The form of Jesus Christ takes form in man. Man does not take on an independent form of his own, but what gives him form is always solely the form of Jesus Christ Himself. It is therefore not a vain imitation or repetition of Christ’s form but Christ’s form itself which takes form in man. And again, man is not transformed into a form which is alien to him, the form of God, but into his own form, the form which is essentially proper to him. Man becomes man because God became man. But man does not become God. It is not he, therefore, who was or is able to accomplish his own transformation, but it is God who changes his form into the form of man, so that man may become, not indeed God, but, in the eyes of God, man.
Christ transforms those who recognize their Redeemer
In Christ there was re-created the form of man before God. It was not an outcome of the place or the time, of the climate or the race, of the individual or the society, or of religion or of taste, but quite simply of the life of mankind as such, that mankind at this point recognized its image and its hope. What befell Christ had befallen mankind. It is a mystery, for which there is no explanation, that only a part of mankind recognize the form of their Redeemer. The longing of the Incarnate to take form in all men is as yet still unsatisfied. He bore the form of man as a whole, and yet He can take form only in a small band. These are His Church.

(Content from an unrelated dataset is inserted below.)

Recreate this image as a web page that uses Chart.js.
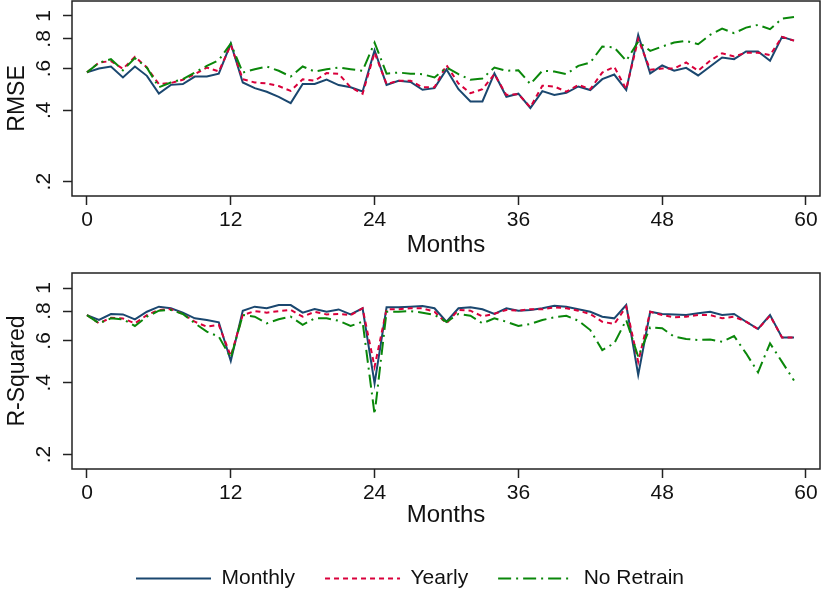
<!DOCTYPE html>
<html>
<head>
<meta charset="utf-8">
<script src="https://cdn.jsdelivr.net/npm/chart.js@4"></script>
<style>
    html, body { margin: 0; padding: 0; background: #fff; overflow: hidden; }
    #wrap { position: relative; width: 825px; height: 600px; overflow: hidden; }
    canvas { position: absolute; left: 0; }
</style>
</head>
<body>
<div id="wrap">
    <canvas id="rmseChart" width="825" height="260" style="top:0"></canvas>
    <canvas id="r2Chart" width="825" height="327" style="top:272px"></canvas>
</div>
<script>
const months = [
    0, 1, 2, 3, 4, 5, 6, 7, 8, 9, 10, 11, 12, 13, 14, 15, 16, 17, 18, 19,
    20, 21, 22, 23, 24, 25, 26, 27, 28, 29, 30, 31, 32, 33, 34, 35, 36, 37, 38, 39,
    40, 41, 42, 43, 44, 45, 46, 47, 48, 49, 50, 51, 52, 53, 54, 55, 56, 57, 58, 59
];
const monthTicks = [0, 12, 24, 36, 48, 60];
const valueTicks = [0.2, 0.4, 0.6, 0.8, 1];
const seriesNames = ["Monthly", "Yearly", "No Retrain"];

const rmseMonthly = [
    0.578, 0.600, 0.612, 0.550, 0.612, 0.559, 0.470, 0.512, 0.516, 0.555,
    0.555, 0.571, 0.765, 0.524, 0.496, 0.479, 0.456, 0.429, 0.516, 0.516,
    0.539, 0.511, 0.500, 0.480, 0.717, 0.512, 0.533, 0.527, 0.488, 0.496,
    0.595, 0.491, 0.436, 0.436, 0.572, 0.456, 0.470, 0.409, 0.482, 0.464,
    0.474, 0.504, 0.487, 0.541, 0.566, 0.487, 0.832, 0.572, 0.618, 0.587,
    0.604, 0.561, 0.612, 0.668, 0.657, 0.708, 0.708, 0.647, 0.816, 0.787
];
const rmseYearly = [
    0.578, 0.636, 0.645, 0.598, 0.672, 0.606, 0.516, 0.521, 0.538, 0.568,
    0.606, 0.583, 0.755, 0.541, 0.524, 0.519, 0.506, 0.483, 0.541, 0.533,
    0.574, 0.570, 0.500, 0.470, 0.700, 0.516, 0.533, 0.533, 0.500, 0.500,
    0.620, 0.519, 0.472, 0.491, 0.568, 0.464, 0.468, 0.412, 0.508, 0.504,
    0.479, 0.512, 0.491, 0.577, 0.610, 0.491, 0.798, 0.593, 0.600, 0.600,
    0.636, 0.587, 0.647, 0.696, 0.674, 0.700, 0.700, 0.683, 0.816, 0.787
];
const rmseNoRetrain = [
    0.578, 0.635, 0.657, 0.590, 0.664, 0.605, 0.500, 0.524, 0.541, 0.577,
    0.616, 0.651, 0.765, 0.577, 0.596, 0.612, 0.587, 0.555, 0.612, 0.583,
    0.596, 0.606, 0.596, 0.587, 0.772, 0.571, 0.577, 0.571, 0.568, 0.550,
    0.606, 0.568, 0.538, 0.545, 0.606, 0.587, 0.590, 0.516, 0.587, 0.583,
    0.568, 0.616, 0.636, 0.743, 0.736, 0.647, 0.780, 0.712, 0.743, 0.772,
    0.785, 0.760, 0.832, 0.884, 0.846, 0.893, 0.917, 0.879, 0.974, 0.990
];

const r2Monthly = [
    0.770, 0.734, 0.778, 0.775, 0.739, 0.795, 0.835, 0.822, 0.788, 0.746,
    0.734, 0.718, 0.494, 0.803, 0.835, 0.822, 0.848, 0.848, 0.788, 0.816,
    0.795, 0.813, 0.775, 0.822, 0.398, 0.830, 0.830, 0.835, 0.840, 0.822,
    0.722, 0.822, 0.830, 0.814, 0.778, 0.822, 0.803, 0.809, 0.822, 0.843,
    0.835, 0.815, 0.795, 0.758, 0.746, 0.848, 0.432, 0.795, 0.778, 0.775,
    0.770, 0.783, 0.795, 0.770, 0.778, 0.722, 0.673, 0.770, 0.620, 0.620
];
const r2Yearly = [
    0.770, 0.711, 0.750, 0.745, 0.711, 0.770, 0.809, 0.815, 0.778, 0.722,
    0.688, 0.700, 0.518, 0.770, 0.800, 0.788, 0.800, 0.809, 0.758, 0.795,
    0.775, 0.778, 0.770, 0.822, 0.467, 0.815, 0.815, 0.822, 0.822, 0.795,
    0.711, 0.809, 0.803, 0.760, 0.780, 0.809, 0.803, 0.815, 0.814, 0.830,
    0.822, 0.803, 0.778, 0.722, 0.706, 0.835, 0.490, 0.795, 0.770, 0.753,
    0.758, 0.770, 0.770, 0.746, 0.758, 0.722, 0.673, 0.765, 0.620, 0.620
];
const r2NoRetrain = [
    0.770, 0.711, 0.746, 0.739, 0.693, 0.758, 0.803, 0.809, 0.778, 0.711,
    0.656, 0.625, 0.510, 0.770, 0.758, 0.711, 0.739, 0.758, 0.700, 0.746,
    0.746, 0.729, 0.693, 0.722, 0.295, 0.795, 0.795, 0.800, 0.788, 0.770,
    0.722, 0.778, 0.765, 0.711, 0.746, 0.722, 0.693, 0.706, 0.734, 0.753,
    0.765, 0.729, 0.666, 0.549, 0.586, 0.734, 0.515, 0.684, 0.678, 0.625,
    0.611, 0.605, 0.608, 0.595, 0.629, 0.532, 0.443, 0.586, 0.490, 0.409
];

const FONT = "'Liberation Sans', Arial, Helvetica, sans-serif";
const INK = "#111";

// box round the plot area, like the Stata graph region
const framePlugin = {
    id: "frame",
    afterDatasetsDraw(chart) {
        const a = chart.chartArea;
        const ctx = chart.ctx;
        ctx.save();
        ctx.strokeStyle = "#222";
        ctx.lineWidth = 1.5;
        ctx.strokeRect(a.left, a.top, a.right - a.left, a.bottom - a.top);
        ctx.restore();
    }
};

function points(values) {
    return months.map((m, i) => ({ x: m, y: values[i] }));
}

function tickLabel(v) {
    return v === 1 ? "1" : String(v).replace("0.", ".");
}

// legend lines keep the dash pattern of their dataset
function legendLabels(chart) {
    const items = Chart.defaults.plugins.legend.labels.generateLabels(chart);
    return items.map(item => {
        const ds = chart.data.datasets[item.datasetIndex];
        item.lineDash = ds.borderDash || [];
        item.strokeStyle = ds.borderColor;
        item.lineWidth = ds.borderWidth;
        return item;
    });
}

function createPanel(canvasId, yTitle, monthly, yearly, noRetrain, showLegend, xHeight, titlePad) {
    const data = {
        datasets: [{
            label: seriesNames[0],
            data: points(monthly),
            borderColor: "#1a476f",
            borderWidth: 2,
            order: 3
        }, {
            label: seriesNames[1],
            data: points(yearly),
            borderColor: "#d9003b",
            borderWidth: 2,
            borderDash: [5, 4],
            order: 2
        }, {
            label: seriesNames[2],
            data: points(noRetrain),
            borderColor: "#0a870a",
            borderWidth: 2,
            borderDash: [13, 5, 2, 5],
            order: 1
        }]
    };

    const config = {
        type: "line",
        data: data,
        plugins: [framePlugin],
        options: {
            responsive: false,
            animation: false,
            layout: { padding: { top: 1, right: 5, left: 0, bottom: 0 } },
            elements: { point: { radius: 0 }, line: { tension: 0, fill: false } },
            plugins: {
                tooltip: { enabled: false },
                legend: {
                    display: showLegend,
                    position: "bottom",
                    labels: {
                        usePointStyle: true,
                        pointStyle: "line",
                        pointStyleWidth: 75,
                        padding: 30,
                        color: INK,
                        font: { family: FONT, size: 21 },
                        generateLabels: legendLabels,
                        sort: (a, b) => a.datasetIndex - b.datasetIndex
                    }
                }
            },
            scales: {
                x: {
                    type: "linear",
                    min: -1.25,
                    max: 61.17,
                    afterBuildTicks: s => { s.ticks = monthTicks.map(v => ({ value: v })); },
                    afterFit: s => { s.height = xHeight; s.paddingLeft = 0; s.paddingRight = 0; },
                    border: { display: false },
                    grid: { drawOnChartArea: false, drawTicks: true, tickLength: 9, color: "#222", tickWidth: 1.5 },
                    ticks: { color: INK, font: { family: FONT, size: 21 }, padding: 3, maxRotation: 0 },
                    title: { display: true, text: "Months", color: INK, font: { family: FONT, size: 24 }, padding: titlePad }
                },
                y: {
                    type: "logarithmic",
                    min: 0.174,
                    max: 1.156,
                    afterBuildTicks: s => { s.ticks = valueTicks.map(v => ({ value: v })); },
                    afterFit: s => { s.width = 72; s.paddingTop = 0; s.paddingBottom = 0; },
                    border: { display: false },
                    grid: { drawOnChartArea: false, drawTicks: true, tickLength: 9, color: "#222", tickWidth: 1.5 },
                    ticks: {
                        color: INK,
                        font: { family: FONT, size: 21 },
                        minRotation: 90,
                        maxRotation: 90,
                        autoSkip: false,
                        crossAlign: "center",
                        padding: 10,
                        callback: v => tickLabel(v)
                    },
                    title: { display: true, text: yTitle, color: INK, font: { family: FONT, size: 23 }, padding: { top: 4, bottom: 0 } }
                }
            }
        }
    };

    const ctx = document.getElementById(canvasId).getContext("2d");
    return new Chart(ctx, config);
}

const rmseChart = createPanel("rmseChart", "RMSE", rmseMonthly, rmseYearly, rmseNoRetrain, false, 64, 0);
const r2Chart = createPanel("r2Chart", "R-Squared", r2Monthly, r2Yearly, r2NoRetrain, true, 69, 8);
</script>
</body>
</html>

Excerpt from Ethics, by Dietrich Bonhoeffer, pgs 82-83. Ethics is an unfinished book by Dietrich Bonhoeffer that was edited and published in German after his death by Eberhard Bethge in 1949. An English translation was published in 1955 by Macmillan Publishing Company, New York. Bonhoeffer worked on the book in the early 1940s and intended it to be his magnum opus.
Top image credit: Deitrich Bonhoeffer with his Berlin university students, 1932; Source: Photo biography Dietrich Bonhoeffer. Pictures from his life, edited by Eberhard Bethge, Renate Bethge and Christian Gremmels, © Gütersloher Verlagshaus GmbH, Gütersloh 2005.
Dietrich Bonhoeffer (1906-1945) was a German Lutheran pastor and a founding member of the Confessing Church. He was the first of the German theologians to speak out clearly against the persecution of the Jews and the evils of the Nazi ideology. In spring of 1935 Dietrich Bonhoeffer was called by the Confessing Church in Germany to take charge of an “illegal,” underground seminary at Finkenwalde, Germany (now Poland). He served as pastor, administrator, and teacher there until the seminary was closed down by Hitler’s Gestapo in September,1937.
In the seminary at Finkenwalde Bonhoeffer taught the importance of shared life together as disciples of Christ. He was convinced that the renewal of the church would depend upon recovering the biblical understanding of the communal practices of Christian obedience and shared life. This is where true formation of discipleship could best flourish and mature.
Bonhoeffer’s teaching led to the formation of a community house for the seminarians to help them enter into and learn the practical disciplines of the Christian faith in community. In 1937 Bonhoeffer completed two books, Life Together and The Cost of Discipleship. They were first published in German in 1939. Both books encompass Bonhoeffer’s theological understanding of what it means to live as a Christian community in the Body of Christ.
He was arrested and imprisoned by the Gestapo in April 1943. On April 8, 1945 he was hanged as a traitor in the Flossenburg concentration camp. As he left his cell on his way to execution he said to his companion, “This is the end – but for me, the beginning of life.”